Der HSV steigerte sich tatsächlich eine Zeit lang, besiegte unter anderem zweimal Borussia Dortmund und kam den Champions-League-Plätzen bedrohlich nahe. Niemand wollte sehen, welch großen Anteil daran die Schwäche der anderen Mannschaften, ein großartiger Torwart und oft einfach auch nur eine Menge Dusel hatte. Eine konstante spielerische Weiterentwicklung jedenfalls war nicht zu sehen.

Und jetzt? Der Traum ist genauso geplatzt wie die Ehe der van der Vaarts. Na und. Realistisch betrachtet ist nicht mehr passiert als ein peinliches 2:9 in München. Mit Platz neun wären Fans und Verantwortliche vor der Saison zufrieden gewesen. Stattdessen wird nun die Krise ausgerufen und auf die Mannschaft eingeprügelt. Da wird selbst ein harmloses Angebot des Mannschaftsrates, sich mal mit den Fans auszusprechen zum PR-GAU: „HSV-Würste laden Fans zum Grillfest ein.“

Wenn Carl Jarchow einen, wie man in Hamburg auch in gehobenen Kreisen sagt, Arsch in der Hose hätte, würde er bekennen: „Wir haben leider wieder versucht, es den Großmäulern in unserer Stadt recht zu machen.
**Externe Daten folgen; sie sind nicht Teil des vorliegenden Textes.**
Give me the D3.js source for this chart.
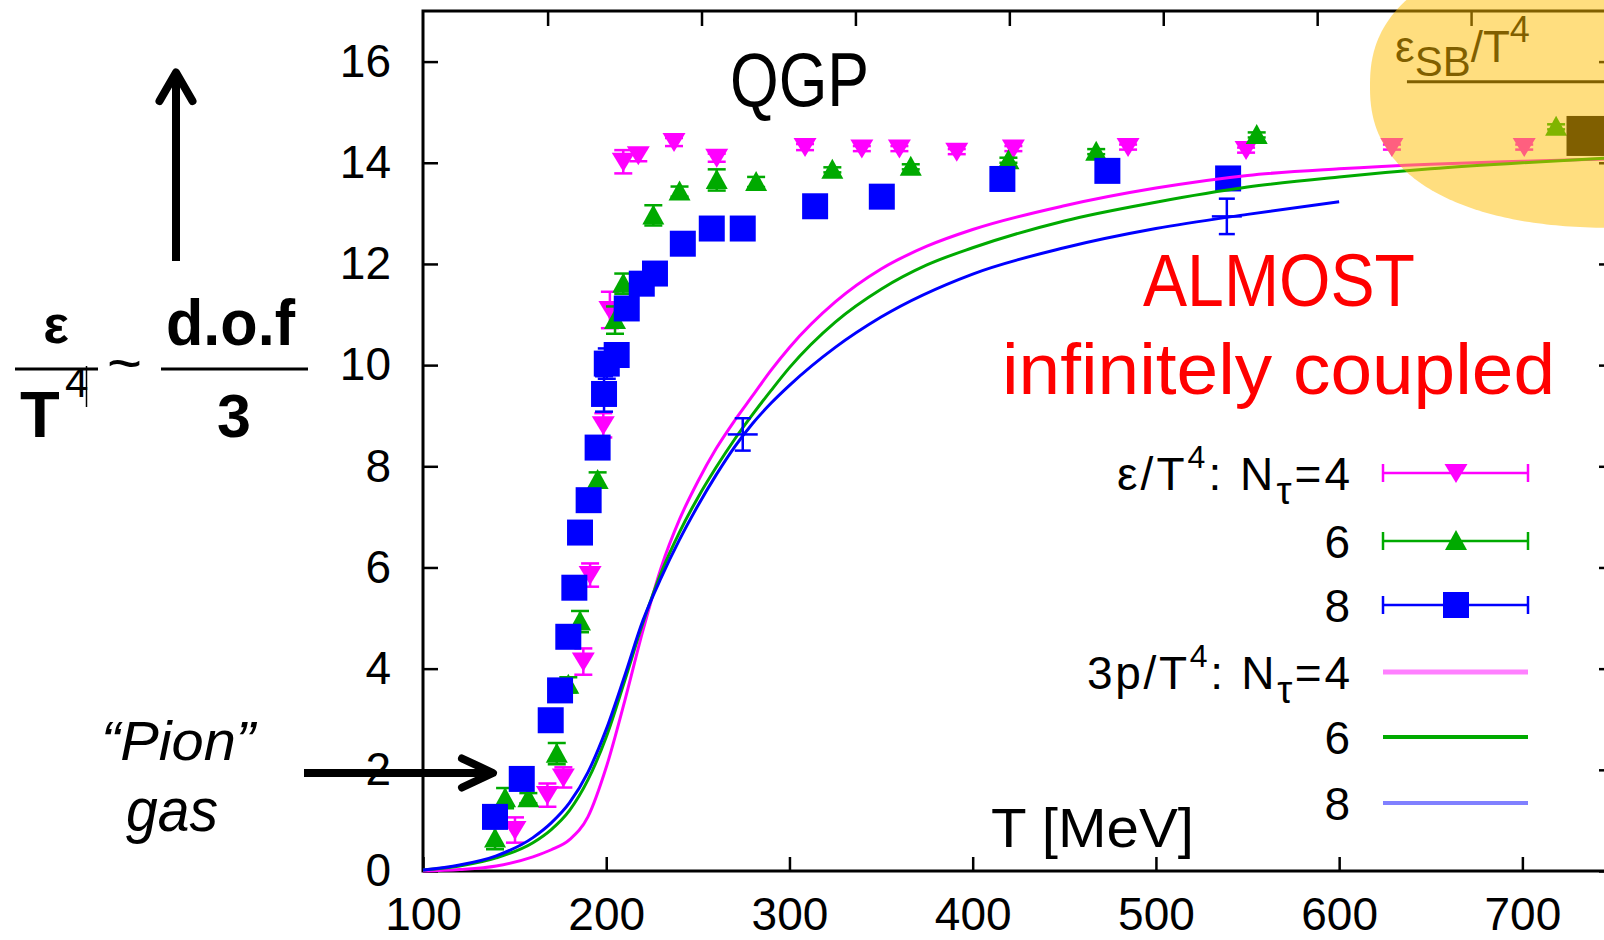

Gebt uns noch eine Chance, im Rahmen unserer wirklichen Möglichkeiten eine Mannschaft aufzubauen, die in ein paar Jahren wieder um Spitzenplätze mitspielen kann. Bis dahin freuen wir uns über Platz neun.“ Wenn er das nicht tut, wird der Hamburger Boulevard demnächst zum letzten Mittel greifen – und die Rückkehr von Felix Magath fordern.